__PROBLEM DESCRIPTION__
Every line below is to be copied exactly, with the pictures left out.

------ SOURCE EXCERPT ------

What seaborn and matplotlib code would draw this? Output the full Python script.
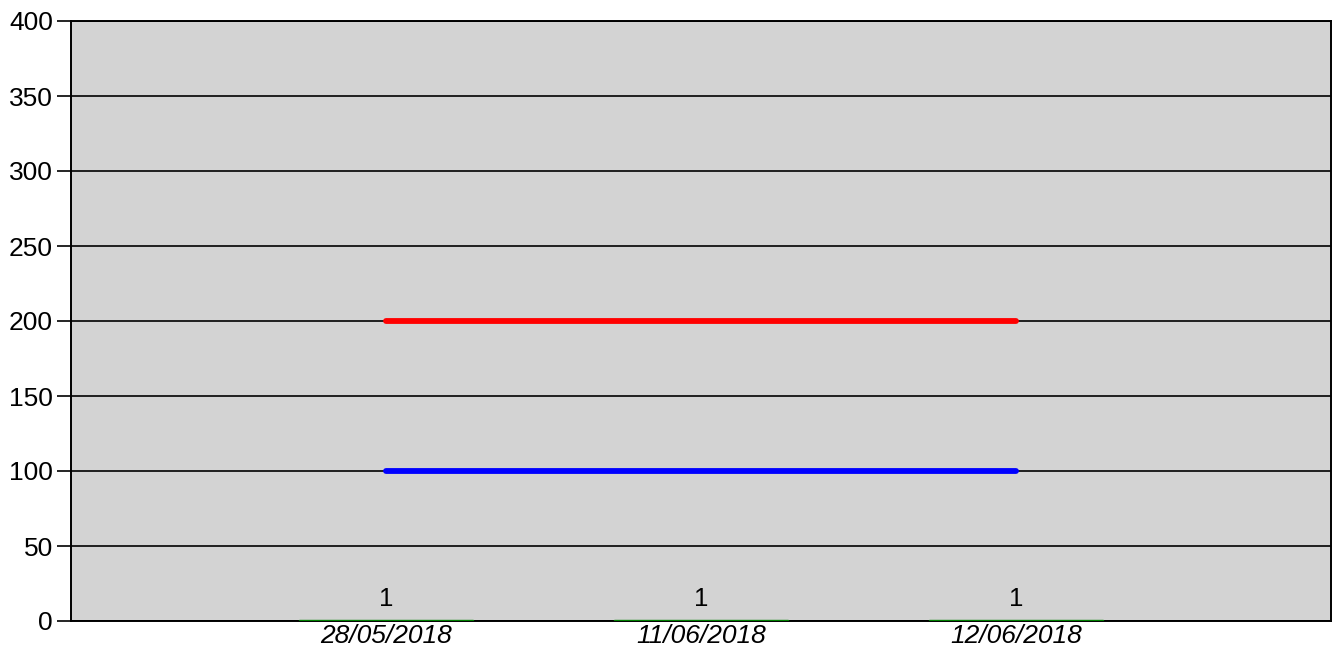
import matplotlib
matplotlib.use("Agg")
import matplotlib.pyplot as plt
import seaborn as sns
import numpy as np
import pandas as pd

# chart values
dates = ["28/05/2018", "11/06/2018", "12/06/2018"]
counts = [1, 1, 1]
upper_limit = [200, 200, 200]
lower_limit = [100, 100, 100]
y_ticks = [0, 50, 100, 150, 200, 250, 300, 350, 400]

sns.set_style("white", {'text.color': 'black', 'xtick.color': 'black',
                        'ytick.color': 'black', 'axes.labelcolor': 'black'})
plt.rcParams['font.family'] = ['Liberation Sans', 'DejaVu Sans']

fig = plt.figure(figsize=(13.33, 6.49), dpi=100)
ax = fig.add_axes([71 / 1333, 28 / 649, 1260 / 1333, 600 / 649])
ax.set_facecolor('#d3d3d3')

df = pd.DataFrame({'Date': dates, 'Count': counts})
sns.barplot(data=df, x='Date', y='Count', color='green', saturation=1,
            width=0.55, edgecolor='green', linewidth=1, ax=ax, zorder=3)
ax.bar_label(ax.containers[0], labels=[str(c) for c in counts],
             padding=6, fontsize=18.5, color='black')

pos = np.arange(len(dates))
sns.lineplot(x=pos, y=upper_limit, color='red', linewidth=4.2, ax=ax,
             solid_capstyle='round', zorder=4)
sns.lineplot(x=pos, y=lower_limit, color='blue', linewidth=4.2, ax=ax,
             solid_capstyle='round', zorder=4)

ax.set_xlim(-1, 3)
ax.set_ylim(0, 400)
ax.set_yticks(y_ticks)
ax.set_xticks(pos)
ax.set_xticklabels(dates, fontsize=19, style='italic', color='black')
ax.tick_params(axis='y', labelsize=19, length=10, width=1.2, colors='black',
               direction='out', left=True, pad=3)
ax.tick_params(axis='x', length=0, pad=2)
ax.yaxis.grid(True, color='black', linewidth=1.2, zorder=1)
ax.set_axisbelow(True)
ax.set_xlabel('')
ax.set_ylabel('')
for s in ax.spines.values():
    s.set_visible(True)
    s.set_color('black')
    s.set_linewidth(1.4)

fig.savefig('out.png', dpi=100)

------

__ANSWER TO THE PROBLEM__
What seaborn and matplotlib code would draw this? Output the full Python script.
import matplotlib
matplotlib.use("Agg")
import matplotlib.pyplot as plt
import seaborn as sns
import numpy as np
import pandas as pd

# chart values
dates = ["28/05/2018", "11/06/2018", "12/06/2018"]
counts = [1, 1, 1]
upper_limit = [200, 200, 200]
lower_limit = [100, 100, 100]
y_ticks = [0, 50, 100, 150, 200, 250, 300, 350, 400]

sns.set_style("white", {'text.color': 'black', 'xtick.color': 'black',
                        'ytick.color': 'black', 'axes.labelcolor': 'black'})
plt.rcParams['font.family'] = ['Liberation Sans', 'DejaVu Sans']

fig = plt.figure(figsize=(13.33, 6.49), dpi=100)
ax = fig.add_axes([71 / 1333, 28 / 649, 1260 / 1333, 600 / 649])
ax.set_facecolor('#d3d3d3')

df = pd.DataFrame({'Date': dates, 'Count': counts})
sns.barplot(data=df, x='Date', y='Count', color='green', saturation=1,
            width=0.55, edgecolor='green', linewidth=1, ax=ax, zorder=3)
ax.bar_label(ax.containers[0], labels=[str(c) for c in counts],
             padding=6, fontsize=18.5, color='black')

pos = np.arange(len(dates))
sns.lineplot(x=pos, y=upper_limit, color='red', linewidth=4.2, ax=ax,
             solid_capstyle='round', zorder=4)
sns.lineplot(x=pos, y=lower_limit, color='blue', linewidth=4.2, ax=ax,
             solid_capstyle='round', zorder=4)

ax.set_xlim(-1, 3)
ax.set_ylim(0, 400)
ax.set_yticks(y_ticks)
ax.set_xticks(pos)
ax.set_xticklabels(dates, fontsize=19, style='italic', color='black')
ax.tick_params(axis='y', labelsize=19, length=10, width=1.2, colors='black',
               direction='out', left=True, pad=3)
ax.tick_params(axis='x', length=0, pad=2)
ax.yaxis.grid(True, color='black', linewidth=1.2, zorder=1)
ax.set_axisbelow(True)
ax.set_xlabel('')
ax.set_ylabel('')
for s in ax.spines.values():
    s.set_visible(True)
    s.set_color('black')
    s.set_linewidth(1.4)

fig.savefig('out.png', dpi=100)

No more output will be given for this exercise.